Index | Thread | Search

From:
Stuart Henderson <stu@spacehopper.org>
Subject:
new (wip-ish): sysutils/plocate
To:
ports <ports@openbsd.org>
Date:
Fri, 2 Aug 2024 18:14:47 +0100

Download raw body.

Thread
I'm not particularly asking for OKs at the moment, undecided how useful
this is to have in general, but thought I'd send this out since I've got
a port in half decent shape, for interest as much as anything.

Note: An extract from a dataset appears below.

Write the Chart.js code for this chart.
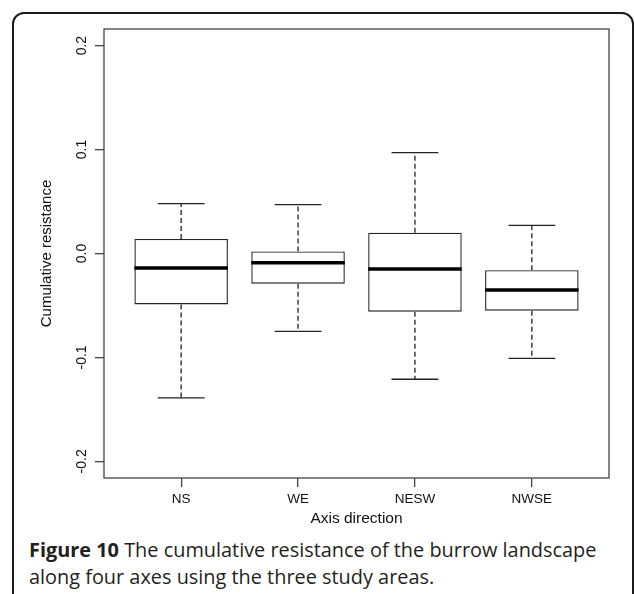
<!DOCTYPE html>
<html>
<head>
<meta charset="utf-8">
<script src="https://cdn.jsdelivr.net/npm/chart.js@4.4.1/dist/chart.umd.min.js"></script>
<style>
  html, body { margin: 0; padding: 0; background: #fff; }
  body { width: 634px; height: 594px; position: relative; overflow: hidden; }
  #frame {
    position: absolute; left: 12px; top: 12px; width: 622px; height: 640px;
    border: 2px solid #1a1a1a; border-radius: 12px; box-sizing: border-box;
  }
  #plot { position: absolute; left: 0; top: 0; }
  #caption {
    position: absolute; left: 29px; top: 537px;
    font-family: "Open Sans", sans-serif; font-size: 19.9px; font-weight: 500; line-height: 26.7px;
    color: #231f20; white-space: nowrap;
  }
  #caption b { font-weight: 700; }
</style>
</head>
<body>
<div id="frame"></div>
<canvas id="plot" width="634" height="535"></canvas>
<div id="caption"><b>Figure 10</b> The cumulative resistance of the burrow landscape<br>along four axes using the three study areas.</div>

<script>
// box plot values
const categories = ['NS', 'WE', 'NESW', 'NWSE'];
const whiskerHigh = [0.048, 0.047, 0.097, 0.027];
const upperQuartile = [0.014, 0.002, 0.020, -0.016];
const medians = [-0.014, -0.009, -0.015, -0.035];
const lowerQuartile = [-0.049, -0.029, -0.056, -0.055];
const whiskerLow = [-0.139, -0.075, -0.121, -0.101];
const yTicks = [-0.2, -0.1, 0.0, 0.1, 0.2];

const FONT = '"Liberation Sans", Arial, sans-serif';
const boxHalf = 0.4;   // half box width (x units)
const capHalf = 0.2;   // half whisker cap width

// builds line segments per category, separated by null gaps
function segments(fn) {
  const pts = [];
  categories.forEach((c, i) => {
    pts.push(...fn(i + 1, i));
    pts.push({ x: i + 1, y: null });
  });
  return pts;
}

const plotFrame = {
  id: 'plotFrame',
  afterDatasetsDraw(chart) {
    const { ctx, chartArea: a } = chart;
    ctx.save();
    ctx.strokeStyle = '#444';
    ctx.lineWidth = 1.3;
    ctx.strokeRect(a.left, a.top, a.right - a.left, a.bottom - a.top);
    ctx.restore();
  }
};

const lineBase = { type: 'line', pointRadius: 0, spanGaps: false, fill: false, tension: 0 };

new Chart(document.getElementById('plot'), {
  type: 'bar',
  data: {
    datasets: [
      {
        label: 'box',
        data: categories.map((c, i) => ({ x: i + 1, y: [lowerQuartile[i], upperQuartile[i]] })),
        backgroundColor: '#fff',
        borderColor: '#222',
        borderWidth: 1.4,
        borderSkipped: false,
        barPercentage: 0.8,
        categoryPercentage: 1,
        order: 3
      },
      {
        ...lineBase,
        label: 'whiskers',
        data: segments((x, i) => [
          { x, y: upperQuartile[i] }, { x, y: whiskerHigh[i] }, { x, y: null },
          { x, y: lowerQuartile[i] }, { x, y: whiskerLow[i] }
        ]),
        borderColor: '#222',
        borderWidth: 1.3,
        borderDash: [5, 3],
        order: 2
      },
      {
        ...lineBase,
        label: 'caps',
        data: segments((x, i) => [
          { x: x - capHalf, y: whiskerHigh[i] }, { x: x + capHalf, y: whiskerHigh[i] }, { x, y: null },
          { x: x - capHalf, y: whiskerLow[i] }, { x: x + capHalf, y: whiskerLow[i] }
        ]),
        borderColor: '#222',
        borderWidth: 1.3,
        order: 1
      },
      {
        ...lineBase,
        label: 'median',
        data: segments((x, i) => [
          { x: x - boxHalf, y: medians[i] }, { x: x + boxHalf, y: medians[i] }
        ]),
        borderColor: '#000',
        borderWidth: 3.5,
        borderCapStyle: 'butt',
        order: 0
      }
    ]
  },
  options: {
    responsive: false,
    animation: false,
    layout: { padding: { left: 30, right: 25, top: 29, bottom: 5 } },
    plugins: { legend: { display: false }, tooltip: { enabled: false } },
    scales: {
      x: {
        type: 'linear',
        min: 0.34,
        max: 4.66,
        offset: false,
        afterBuildTicks: s => { s.ticks = categories.map((c, i) => ({ value: i + 1 })); },
        afterFit: s => { s.height = 52; },
        ticks: {
          callback: v => categories[v - 1],
          font: { family: FONT, size: 13.5 },
          color: '#111',
          padding: 4,
          maxRotation: 0,
          autoSkip: false
        },
        grid: { display: true, offset: false, drawOnChartArea: false, drawTicks: true, tickLength: 9, color: '#444', lineWidth: 1.3 },
        border: { display: false },
        title: { display: true, text: 'Axis direction', font: { family: FONT, size: 15.5 }, color: '#111', padding: { top: 0, bottom: 2 } }
      },
      y: {
        min: -0.216,
        max: 0.216,
        afterBuildTicks: s => { s.ticks = yTicks.map(v => ({ value: v })); },
        afterFit: s => { s.width = 74; },
        ticks: {
          callback: v => v.toFixed(1),
          minRotation: 90,
          maxRotation: 90,
          crossAlign: 'center',
          padding: 0.5,
          font: { family: FONT, size: 14 },
          color: '#111'
        },
        grid: { display: true, offset: false, drawOnChartArea: false, drawTicks: true, tickLength: 9, color: '#444', lineWidth: 1.3 },
        border: { display: false },
        title: { display: true, text: 'Cumulative resistance', font: { family: FONT, size: 15 }, color: '#111', padding: { top: 8, bottom: 0 } }
      }
    }
  },
  plugins: [plotFrame]
});
</script>
</body>
</html>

It's another locate implementation. Key differences to our usual one:

- rather than excluding "non-public" files from the database, they are
included - the database is mode 640 and the search tool is setgid so
that it can access the files, but it does an access check before
returning results to the user.

- it's extremely fast (it uses an "inverted index" aka "postings
list" of trigrams to allow fast full text searches). That doesn't really
matter for one-off searches (~150ms for a lookup in the default one
isn't too bad), but locate is used in ports infrastructure to check for
duplicate files when generating a plist, and there it soon racks up. If
the plist is much more than "fairly small", it can takes minutes of 100%
cpu on all cores to do that check. So I'm at least slightly interested
in adding a plocate database to pkglocatedb and adding a way to use that
in infrastructure.

If you want to play with this, you can convert a pkglocate db into
plocate format like this:

$ pkglocate : > tmpfile; plocate-build -l no -p tmpfile plocate-pkg.db

(the "-l no" is to mark the database as not requiring access checks;
obviously they're not possible/useful with pkglocatedb as the files are
usually _not_ installed - also the pkgname prefix gets in the way).

Biggest yucky bit with the port if used as a "standard" locate tool is
that the code to check filesystem types is Linux-only and I haven't
added an OpenBSD implementation, so you can't easily disable (e.g.)
"all NFS partitions", you've got to specify paths to skip.